[Black and White by Timothy Thomas Fortune]@TWC D-Link book
Black and White

CHAPTER XV
2/17

Deprive me of pure fresh air, and I die; deprive me of pure fresh water, and I die; deprive me of free opportunity to earn my bread by the sweat of my brow, by sowing in the sowing time and reaping in the reaping time, and I die.

There is no escape from this aspect of the case: there is no logic that can reduce these truisms to sophistries.

They are founded in the omnipotent laws of God, and are as universal as the earth.

They apply with as much truth to life in the United States as in Dahomey; they operate in like nature upon the savage as upon man in the civilized state.
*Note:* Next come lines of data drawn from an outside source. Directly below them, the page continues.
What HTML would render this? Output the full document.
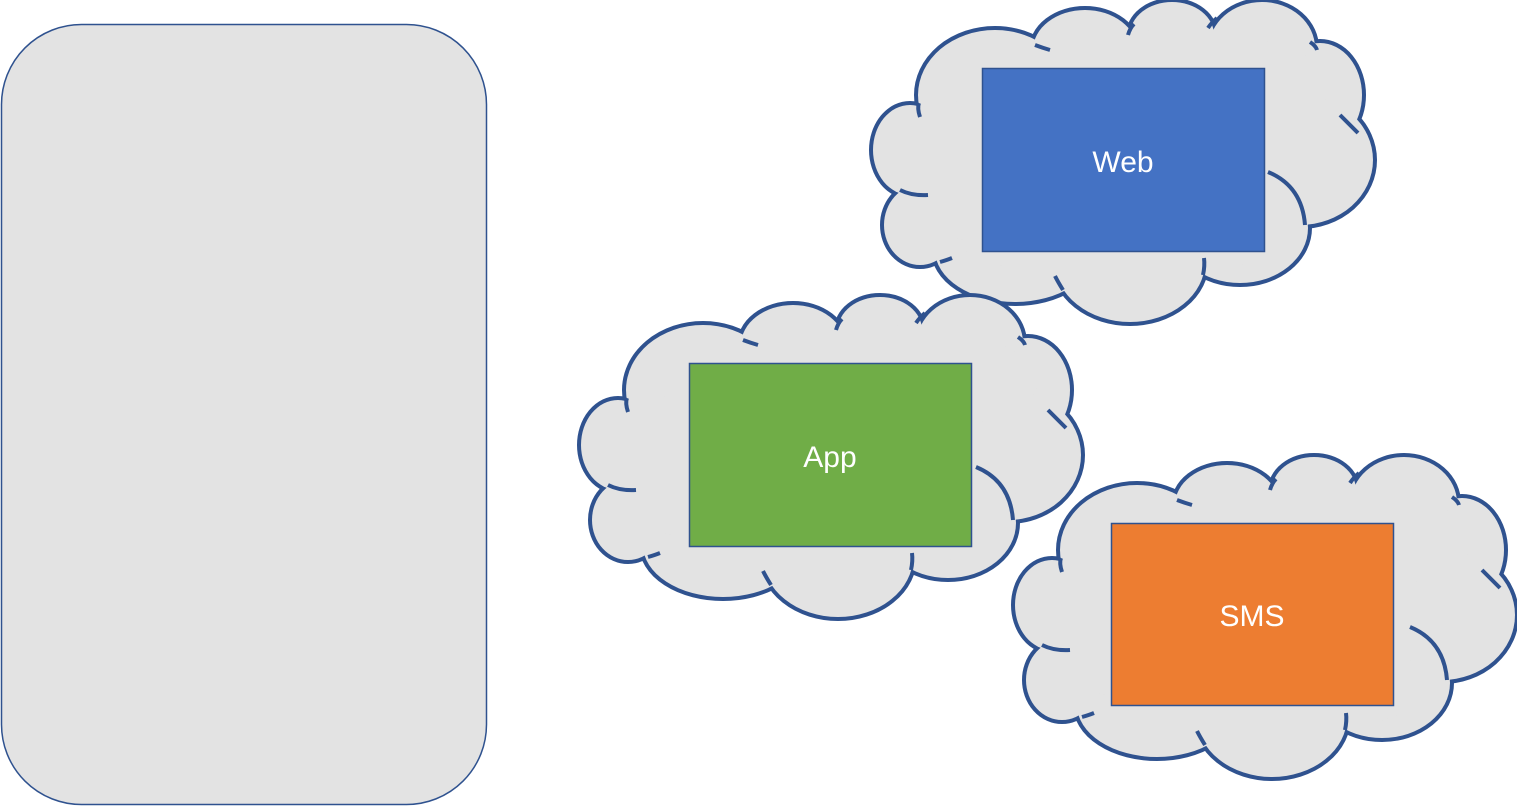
<!DOCTYPE html>
<html><head><meta charset="utf-8"><style>
html,body{margin:0;padding:0;background:#fff;width:1517px;height:807px;overflow:hidden}
svg{display:block}
</style></head><body>
<svg width="1517" height="807" viewBox="0 0 1517 807" xmlns="http://www.w3.org/2000/svg">
<defs>
<g id="lobes">
<ellipse cx="40" cy="150" rx="37" ry="45"/>
<ellipse cx="50" cy="225" rx="36" ry="40"/>
<ellipse cx="125" cy="95" rx="77" ry="65"/>
<ellipse cx="215" cy="50" rx="52" ry="40"/>
<ellipse cx="302" cy="35" rx="42" ry="33"/>
<ellipse cx="392" cy="48" rx="53" ry="46"/>
<ellipse cx="450" cy="95" rx="42" ry="52"/>
<ellipse cx="430" cy="160" rx="73" ry="65"/>
<ellipse cx="370" cy="228" rx="68" ry="55"/>
<ellipse cx="260" cy="262" rx="75" ry="60"/>
<ellipse cx="145" cy="250" rx="80" ry="52"/>
<ellipse cx="250" cy="160" rx="200" ry="110"/>
</g>
<g id="fillers" fill="#E3E3E3">
<ellipse cx="300" cy="85" rx="160" ry="55"/>
<ellipse cx="250" cy="230" rx="170" ry="50"/>
<ellipse cx="100" cy="170" rx="60" ry="70"/>
</g>
<g id="cloud">
<use href="#lobes" fill="#E3E3E3" stroke="#2F528F" stroke-width="8"/>
<use href="#lobes" fill="#E3E3E3" stroke="none"/>
<use href="#fillers"/>
<g fill="none" stroke="#2F528F" stroke-width="4">
<path d="M398,172 Q432,186 435,225"/>
<path d="M30,190 Q42,196 58,195"/>
<path d="M50,117 Q47,108 49,103"/>
<path d="M70,262 Q77,260 82,258"/>
<path d="M185,276 Q188,282 193,290"/>
<path d="M334,258 Q335,266 333,275"/>
<path d="M470,115 Q480,125 488,133"/>
<path d="M440,42 Q446,46 447,50"/>
<path d="M338,28 Q342,22 347,18"/>
<path d="M258,35 Q260,28 264,24"/>
<path d="M165,45 Q173,48 180,50"/>
</g>
</g>
</defs>
<rect x="1.5" y="24.5" width="485" height="780" rx="80" ry="80" fill="#E3E3E3" stroke="#2F528F" stroke-width="1.5"/>

<use href="#cloud" transform="translate(870,0)"/>
<use href="#cloud" transform="translate(578,295)"/>
<use href="#cloud" transform="translate(1012,455)"/>

<rect x="982.5" y="68.5" width="282" height="183" fill="#4472C4" stroke="#2F528F" stroke-width="1.5"/>
<text x="1123" y="172" fill="#fff" font-family="Liberation Sans, sans-serif" font-size="30" text-anchor="middle">Web</text>
<rect x="689.5" y="363.5" width="282" height="183" fill="#70AD47" stroke="#2F528F" stroke-width="1.5"/>
<text x="830" y="467" fill="#fff" font-family="Liberation Sans, sans-serif" font-size="30" text-anchor="middle">App</text>
<rect x="1111.5" y="523.5" width="282" height="182" fill="#ED7D31" stroke="#2F528F" stroke-width="1.5"/>
<text x="1252" y="626" fill="#fff" font-family="Liberation Sans, sans-serif" font-size="30" text-anchor="middle">SMS</text>
</svg>
</body></html>
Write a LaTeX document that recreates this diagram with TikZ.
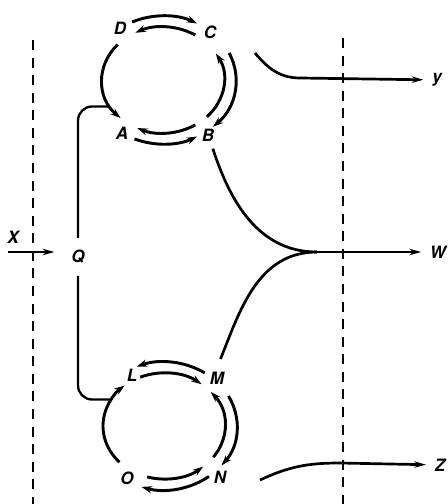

Individual ownership in the land is a transgression of the common right of man, and a usurpation which produces nearly, if not all, the evils which result upon our civilization; the inequalities which produce pauperism, vice, crime, and wide-spread demoralization among all the so-called "lower classes;" which produce, side by side, the millionaire and the tramp, the brownstone front and the hut of the squatter, the wide extending acres of the bonanza farm and the small holding, the lord of the manor and the cringing serf, peasant and slave.
I maintain, with other writers upon this land question, that land is common property, the property of the whole people, and that it cannot be alienated from the people without producing the most fearful consequences.